Scalfari mentioned examples in Scriptures in which Christ prayed, among them his agony in the Garden of Gethsemane, to support his thesis that Jesus Christ was not divine.
He wrote that when he raised those points to Pope Francis, the pope told him: "'They are the definite proof that Jesus of Nazareth, once he became a man, even if he was a man of exceptional virtue, was not a God.'"
Pope Francis has made reference to Christ's divinity frequently.
In Evangelli Gaudium, the pope speaks of the "divine life" of Jesus.
In his Dec. 24, 2013 homily, the pope said that "The grace which was revealed in our world is Jesus, born of the Virgin Mary, true man and true God...In him was revealed the grace, the mercy, and the tender love of the Father: Jesus is Love incarnate. He is not simply a teacher of wisdom, he is not an ideal for which we strive while knowing that we are hopelessly distant from it. He is the meaning of life and history, who has pitched his tent in our midst."

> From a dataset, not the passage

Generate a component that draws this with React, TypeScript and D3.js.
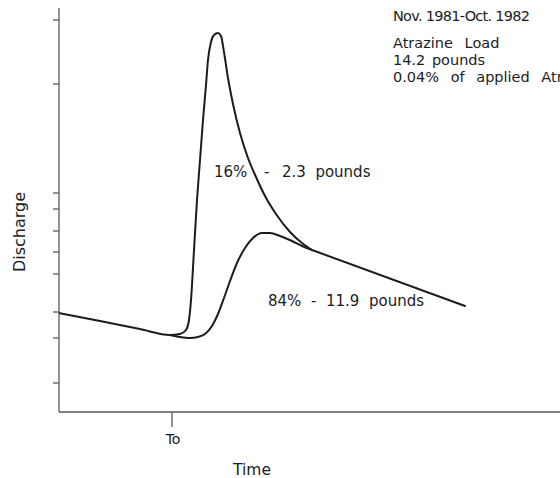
import React from "react";
import * as d3 from "d3";

// Schematic hydrograph (arbitrary units: time 0-100, discharge 0-100)
const recession: [number, number][] = [
  [0, 24.75], [8.2, 22.75], [16.2, 20.75], [22.2, 19.25],
];
const quickflow: [number, number][] = [
  [24.2, 19.5], [25.4, 20.5], [26.0, 23], [26.4, 28], [27.0, 40.5], [27.6, 53],
  [28.2, 63], [28.8, 73], [29.4, 81.75], [29.8, 88], [30.4, 92.5], [31.0, 94.25],
  [31.8, 94.75], [32.4, 94], [33.0, 90], [33.8, 83.5], [34.8, 77], [36.2, 69.75],
  [37.8, 63.5], [39.4, 58.75], [41.2, 54], [43.4, 49.5], [46.2, 45], [48.6, 42.25],
  [50.6, 40.5],
];
const baseflow: [number, number][] = [
  [22.2, 19.25], [24.2, 18.75], [26.2, 18.5], [27.8, 18.75], [29.2, 19.5], [30.6, 21.5],
  [31.8, 24.5], [33.0, 28.5], [34.2, 32.75], [35.6, 37.25], [37.2, 41], [38.8, 43.5],
  [40.6, 44.75], [42.2, 44.75], [44.2, 44], [46.6, 42.75], [48.6, 41.5], [50.6, 40.5],
];
const tail: [number, number][] = [
  [50.6, 40.5], [81.2, 26.5],
];
const yTicks = [98, 82, 54.75, 50.75, 45.25, 40, 34.5, 25, 18.5, 7.25];
const toTime = 22.6;
const headerLine = "Nov. 1981-Oct. 1982";
const noteLines = ["Atrazine Load", "14.2 pounds", "0.04% of applied Atrazine"];
const quickLabel = ["16%", "-", "2.3  pounds"];
const baseLabel = ["84%", "-", "11.9  pounds"];

export default function App() {
  const W = 560, H = 478;
  const x = d3.scaleLinear().domain([0, 100]).range([59, 559]);
  const y = d3.scaleLinear().domain([0, 100]).range([412, 12]);
  const line = d3.line<[number, number]>()
    .x(d => x(d[0]))
    .y(d => y(d[1]))
    .curve(d3.curveMonotoneX);
  const straight = d3.line<[number, number]>()
    .x(d => x(d[0]))
    .y(d => y(d[1]));
  const upper = [...recession, ...quickflow];
  const font = "'DejaVu Sans', sans-serif";
  const ink = "#1c1c1c";
  const axis = "#5a5a5a";
  const fs = 14.5;

  return (
    <svg width={W} height={H} style={{ position: "absolute", left: 0, top: 0, background: "#fff" }}
      fontFamily={font}>
      <rect x={0} y={0} width={W} height={H} fill="#fff" />
      {/* axes */}
      <line x1={x(0)} x2={x(0)} y1={y(0)} y2={y(101)} stroke={axis} strokeWidth={1.3} />
      <line x1={x(0)} x2={x(100.2)} y1={y(0)} y2={y(0)} stroke={axis} strokeWidth={1.3} />
      {yTicks.map((t, i) => (
        <line key={i} x1={x(0) - 6} x2={x(0)} y1={y(t)} y2={y(t)} stroke={axis} strokeWidth={1.3} />
      ))}
      <line x1={x(toTime)} x2={x(toTime)} y1={y(0)} y2={y(0) + 15} stroke={axis} strokeWidth={1.3} />
      <text x={x(toTime) + 1} y={444} fontSize={14} fill={ink} textAnchor="middle">To</text>
      <text x={252} y={475} fontSize={15.5} fill={ink} textAnchor="middle">Time</text>
      <text transform="translate(25,232) rotate(-90)" fontSize={16} fill={ink} textAnchor="middle">Discharge</text>

      {/* curves */}
      <path d={line(upper) || ""} fill="none" stroke={ink} strokeWidth={2} strokeLinejoin="round" />
      <path d={line(baseflow) || ""} fill="none" stroke={ink} strokeWidth={2} strokeLinejoin="round" />
      <path d={straight(tail) || ""} fill="none" stroke={ink} strokeWidth={2} strokeLinecap="round" />

      {/* labels */}
      <text x={214} y={177} fontSize={15} fill={ink}>{quickLabel[0]}</text>
      <text x={264} y={177} fontSize={15} fill={ink}>{quickLabel[1]}</text>
      <text x={282} y={177} fontSize={15} fill={ink} style={{ whiteSpace: "pre" }}>{quickLabel[2]}</text>
      <text x={268} y={306} fontSize={15} fill={ink}>{baseLabel[0]}</text>
      <text x={311} y={306} fontSize={15} fill={ink}>{baseLabel[1]}</text>
      <text x={326} y={306} fontSize={15} fill={ink} style={{ whiteSpace: "pre" }}>{baseLabel[2]}</text>

      <text x={393} y={21} fontSize={fs} fill={ink} textLength={137} lengthAdjust="spacing">{headerLine}</text>
      {noteLines.map((s, i) => (
        <text key={i} x={393} y={48 + i * 17} fontSize={fs} fill={ink}
          style={{ wordSpacing: i === 1 ? "2px" : "7px" }}>{s}</text>
      ))}
    </svg>
  );
}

Speaking of Jesus last October, the pope said "God chooses an uncomfortable throne, the cross, from which he reigns giving his life."
Scalfari, who famously does not take notes during interviews has misrepresented Pope Francis in the past.
In 2018, he claimed the pope denied the existence of hell, and the Vatican subsequently said that the pope had not granted an interview, and that the journalist had inaccurately represented a conversation between the men during a private Easter visit.
"What is reported by the author in today's article is the result of his reconstruction, in which the literal words pronounced by the Pope are not quoted. No quotation of the aforementioned article must therefore be considered as a faithful transcription of the words of the Holy Father," a Vatican statement said in March 2018.
The first time Scalfari reported that Pope Francis had made comments denying the existence of hell was in 2015. The Vatican dismissed that reporting as well.
In November 2013, following intense controversy over quotes the journalist had attributed to Francis, Scalfari admitted that at least some of the words he had published a month prior "were not shared by the Pope himself."